The iPad 2 may have only just arrived, but at this point, I’ve spent enough time with the device to get a good sense of what I think is still missing from Apple’s tablet. But since, as Steve Jobs rightly points out, it’s more useful to talk about experiences than hardware specifications when it comes to today’s mobile devices, I think it’s more useful to think about what the next iPad should do than what it will look like.
Seamless Desktop Integration
Unlike Microsoft, Apple recognized that shoehorning a full desktop OS onto a tablet device wasn’t going to work out. It’s an act of compromise, and that’s something that rarely results in quality user experience. Instead, Apple went the route of optimization, and designed a specific version of its mobile OS for a large-screen device. Despite its mobile roots, the iPad version of iOS is very different from its iPhone cousin.
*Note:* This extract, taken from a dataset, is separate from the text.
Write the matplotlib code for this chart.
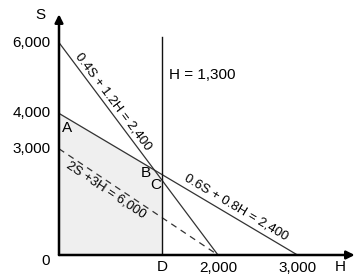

The same can’t be said of Android, which was awkwardly ported as a smartphone OS to larger devices, then rushed as a tablet-specific version to market.
Now that Apple has differentiated its tablet experience, it appears to be taking steps to bring its various operating systems back into tighter alignment. iOS releases now make simultaneous appearances on both iPad and iPhone, largely boasting the same feature updates. And OS X Lion promises to bring many aspects of iOS to the desktop. This is a planned, well-thought-out convergence between mobile and traditional computing, and hopefully, the next iPad reflects that. I want to see more of what Adobe has previewed with its Photoshop Touch apps — namely a fully complimentary relationship between computer and tablet — built right in to the OS. Apple’s unique degree of control over every aspect of hardware and software on the Mac and the iPad should make this a given.
Make Storage Limitations Invisible or Obsolete
For all the hype about cloud computing and the lean, mean, local-storage-free future of mobile devices, I still find myself running up against space limitations unless I opt for the most storage available at point of purchase. This is especially true on the iPad, where rich media apps and ambitious games can take up a lot of space before you even start thinking about media like music and movies. Apple is putting the finishing touches on a gigantic data center, and hopefully, the company is planning to use that for more than just storing higher-res versions of QuickTime trailers.
The ultimate aim of cloud computing, from a user experience perspective, should be to remove, or make invisible, the idea of device storage constraints. Imagine an intelligent content management system that quietly slips your least-used stuff off to a cloud locker when you want to load on more recent movies, music or apps. It’s not nearly as far out of reach as it once seemed, and rumors about Apple’s cloud plans suggest it may be taking some steps in that general direction, at least. An iPad that doesn’t advertise its storage capacity, but instead touts its ability to handle all the media and software you could want seems like exactly the type of thing Apple has in mind when it talks about the post-PC experience.
Many complain the iPad is still dependent on a computer in a very basic sense. I rarely sync, and in fact, usually only plug my iPad into my computer for updating or the odd battery charge if it’s convenient. But tethered syncing is still the only way to get your music and movies from iTunes to the device, unless you want to repurchase everything, and it’s still necessary for updates, backups and activation. Many critics argue the iPad can’t truly be a post-PC device while it still bears these limitations.
I’d argue the iPad can still be considered post-PC even without being completely independent from a traditional computer, but that’s beside the point. The next iPad should be untethered, not for the sake of justifying any cute semantic phrase, but instead, because it will provide that much better of an experience for the user. Having to physically plug in once in a while isn’t a terrible burden, but it’s annoying enough that I’ve been known to hem and haw about it, even if syncing or updating will only ultimately be to my advantage. And for users who could use the iPad as their only computer if only Apple would let them, truly cutting the cord would represent a massive improvement.